“疾患特異的マクロファージ”を同定
線維化した細胞を標的とした創薬へ(前編)
佐藤荘(大阪大学 微生物病研究所 自然免疫学分野 准教授)
2018.08.30
自然免疫の中で重要な役割を果たしているマクロファージ。発見されてから100年以上もの間マクロファージは1種類しかないとされてきたが、大阪大学微生物病研究所自然免疫学分野の佐藤荘氏は、体内には複数種類のマクロファージ(疾患特異的マクロファージ)が存在することを明らかにした。アレルギーやメタボリックシンドロームに関与するマクロファージに続き、未だ治療法がない線維症に関わるマクロファージを同定し、治療薬の開発に挑んでいる。
線維症の発症には免疫細胞が関与していると考えられていましたが、どの細胞が発症に関わるかは不明でした。私たちの研究グループは、線維化期に患部に集まる単球が線維症の発症に関与していることを解明しました。この細胞はこれまでに報告のない、新しい白血球である疾患特異的マクロファージであったため、その変わった核の形態からSatM(Segregated nucleus Atypical Monocyte)と名付けました(図)。
この研究成果は、2017年1月に『Nature』オンラインに掲載され、各方面から多くの反響がありました。現在、線維症に有効な薬はないため、この細胞を標的にして線維症を抑制する薬の開発にも着手しています。長年にわたり取り組んできたマクロファージについての研究がようやく報われたと感じています。
“人気がない”マクロファージに着目
ただのゴミ処理係ではないことに気付く
私がマクロファージの研究を始めたのは、2003年に大阪大学微生物病研究所の審良(あきら)静男先生の研究室(審良研)に大学院生として進学してからです。当時の研究のトレンドは樹状細胞でした。樹状細胞は病原体を貪食して取り込みペプチドに分解して、T細胞に抗原ペプチドを提示します。樹状細胞から抗原提示されたヘルパーT細胞は、自然免疫で病原体を貪食する食細胞に対して、その免疫反応を増強させるように働きかけるなど、樹状細胞は、獲得免疫の司令塔的な役割を果たす細胞として脚光を浴びていました。
ラボの多くの研究者が取り組んでいるテーマであり、「こういう賢い人たちと競っても勝ち目はないな」と思っていた矢先、審良先生が「マクロファージは誰もやっていないし、人気がない」と仰っていたこともあり、誰もやっていない細胞ならすぐに論文になりそうだとも考え、マクロファージを研究テーマに選びました。

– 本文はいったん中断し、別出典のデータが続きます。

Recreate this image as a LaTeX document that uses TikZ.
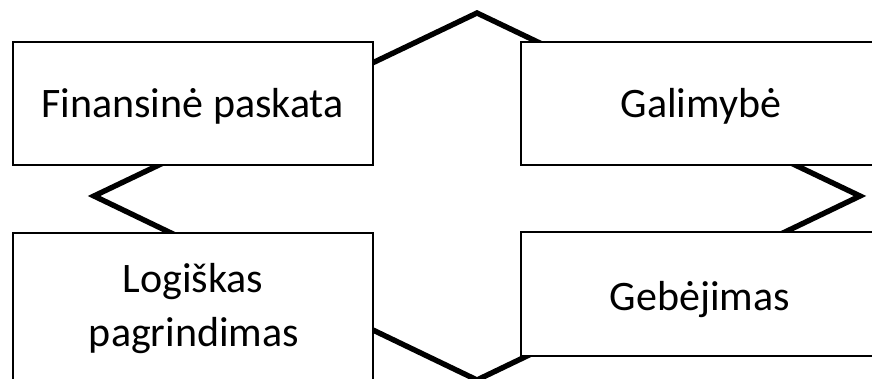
\documentclass[tikz,border=0pt]{standalone}
\usepackage{fontspec}
\setmainfont{Carlito}
\begin{document}
\begin{tikzpicture}[x=1pt,y=-1pt,
  boxnode/.style={draw=black,line width=2pt,fill=white,rectangle,inner sep=0pt},
  lbl/.style={anchor=base,inner sep=0pt,font=\fontsize{42}{54}\selectfont},
  rim/.style={draw=black,line width=5.4pt,line join=miter}]
\useasboundingbox (0,0) rectangle (872,379);
\clip (0,0) rectangle (872,379);
\fill[white] (0,0) rectangle (872,379);
% diamond behind the boxes
\coordinate (dtop) at (477,13);
\coordinate (dright) at (860,196);
\coordinate (dbottom) at (477,380);
\coordinate (dleft) at (94,196);
\draw[rim] (dtop) -- (dright) -- (dbottom) -- (dleft) -- cycle;
% boxes
\node[boxnode,minimum width=360pt,minimum height=123pt] (b1) at (192.5,104) {};
\node[boxnode,minimum width=365pt,minimum height=123pt] (b2) at (703,104) {};
\node[boxnode,minimum width=360pt,minimum height=170pt] (b3) at (192.5,318) {};
\node[boxnode,minimum width=365pt,minimum height=123pt] (b4) at (703,294) {};
% labels
\node[lbl] (t1) at (192.5,118) {Finansinė paskata};
\node[lbl] (t2) at (701,118) {Galimybė};
\node[lbl] (t3a) at (193,292) {Logiškas};
\node[lbl] (t3b) at (194,346) {pagrindimas};
\node[lbl] (t4) at (700,310) {Gebėjimas};
\end{tikzpicture}
\end{document}
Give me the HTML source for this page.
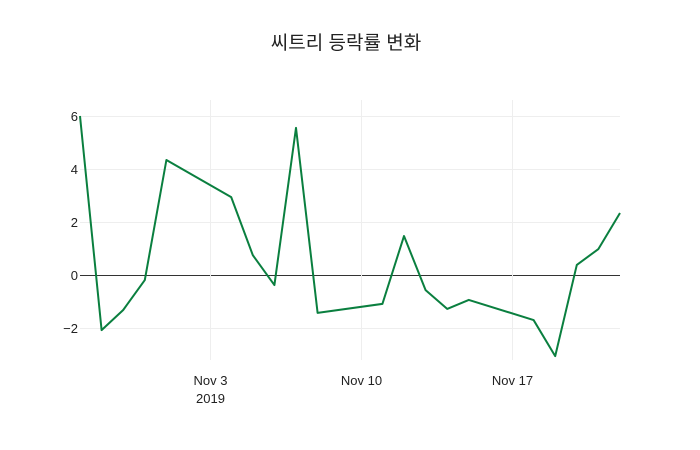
<!DOCTYPE html>
<html><head><meta charset="utf-8"><style>
body{margin:0;background:#fff;}
svg{display:block;font-family:"Liberation Sans","Noto Sans CJK KR",sans-serif;}
</style></head><body>
<svg id="chart" width="700" height="450">
<rect width="700" height="450" fill="#fff"/>
<text x="346" y="49" text-anchor="middle" font-size="19" fill="#222">씨트리 등락률 변화</text>
<g id="grid"></g><g id="ticks"></g><g id="series"></g>
</svg>
<script>
const dates=["2019-10-28","2019-10-29","2019-10-30","2019-10-31","2019-11-01","2019-11-04","2019-11-05","2019-11-06","2019-11-07","2019-11-08","2019-11-11","2019-11-12","2019-11-13","2019-11-14","2019-11-15","2019-11-18","2019-11-19","2019-11-20","2019-11-21","2019-11-22"];
const values=[6.0,-2.08,-1.32,-0.19,4.34,2.94,0.75,-0.38,5.55,-1.43,-1.09,1.47,-0.57,-1.28,-0.94,-1.70,-3.06,0.38,0.98,2.34];
const yTicks=[-2,0,2,4,6];
const xTickDates=["2019-11-03","2019-11-10","2019-11-17"];
const xTickLabels=["Nov 3","Nov 10","Nov 17"];
const NS="http://www.w3.org/2000/svg";
const L=80,R=620,T=100,B=360;
const t0=Date.parse(dates[0]),t1=Date.parse(dates[dates.length-1]);
const xs=d=>L+(Date.parse(d)-t0)/(t1-t0)*(R-L);
const ys=v=>275-26.5*v;
function mk(tag,attrs,parent){const e=document.createElementNS(NS,tag);for(const k in attrs)e.setAttribute(k,attrs[k]);parent.appendChild(e);return e;}
const grid=document.getElementById('grid'),ticks=document.getElementById('ticks'),ser=document.getElementById('series');
yTicks.forEach(v=>{
 const yy=Math.round(ys(v))+0.5;
 const l=mk('line',{x1:L,x2:R,y1:yy,y2:yy,stroke:v===0?'#333':'#eee','stroke-width':1},grid);
 
 
 const t=mk('text',{x:L-2,y:ys(v)+5,'text-anchor':'end','font-size':13,fill:'#222'},ticks);
 t.textContent=v<0?'\u2212'+Math.abs(v):String(v);
 
 
});
xTickDates.forEach((d,i)=>{
 const x=Math.round(xs(d))+0.5;
 const l=mk('line',{x1:x,x2:x,y1:T,y2:B,stroke:'#eee','stroke-width':1},grid);
 
 
 const t=mk('text',{x:x,y:385,'text-anchor':'middle','font-size':13,fill:'#222'},ticks);
 t.textContent=xTickLabels[i];
 
 
 if(i===0){const y=mk('text',{x:x,y:403,'text-anchor':'middle','font-size':13,fill:'#222'},ticks);y.textContent='2019';
 
 }
});
const p=mk('polyline',{points:dates.map((d,i)=>xs(d)+','+ys(values[i])).join(' '),fill:'none',stroke:'#0a7f3f','stroke-width':2,'stroke-linejoin':'round'},ser);


</script>
</body></html>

マクロファージは100年以上前に見つかった細胞で、免疫系が病原体をやっつけた後のゴミ処理係と考えられてきました。獲得免疫系を活性化する樹状細胞や、獲得免疫の主役であるT細胞と比べると、マクロファージは「つまらない細胞」というイメージを持たれていました。マクロファージが少し注目を集めるようになったのは2000年代前半で、欧州の研究チームが、マクロファージは1種類の細胞だが、M1とM2という2つの状態があり、その状態を行き来していると発表しました。M1型は、細菌やウイルスなどの感染により活性化する「急性炎症」に関わる状態で、M2型は「慢性炎症」に関わる状態ということでした。
M1型マクロファージはToll様受容体に対するリガンドや、細菌、ウイルス、真菌類の感染時に活性化し、それらの病原体の排除に重要な腫瘍壊死因子(TNF)、一酸化窒素(NO)、IL-6、インターフェロンなどのサイトカインを産生します。一方、M2型マクロファージは寄生虫感染、アレルギー応答、脂肪代謝、創傷治癒、がん転移などに関与しており、Arginase1遺伝子、Ym1遺伝子、Fizz1遺伝子などをマーカーとして発現します。私は「他の免疫細胞が複数種類あるのであれば、体内には複数種類のマクロファージがあるのではないか」と考えるようになりました。でも、10年前のラボセミナーでこういう仮説を話していても誰もあまり興味を示してくれなかったのですが、審良先生は「これはいずれ一つの分野になるよ」と背中を押してくれました。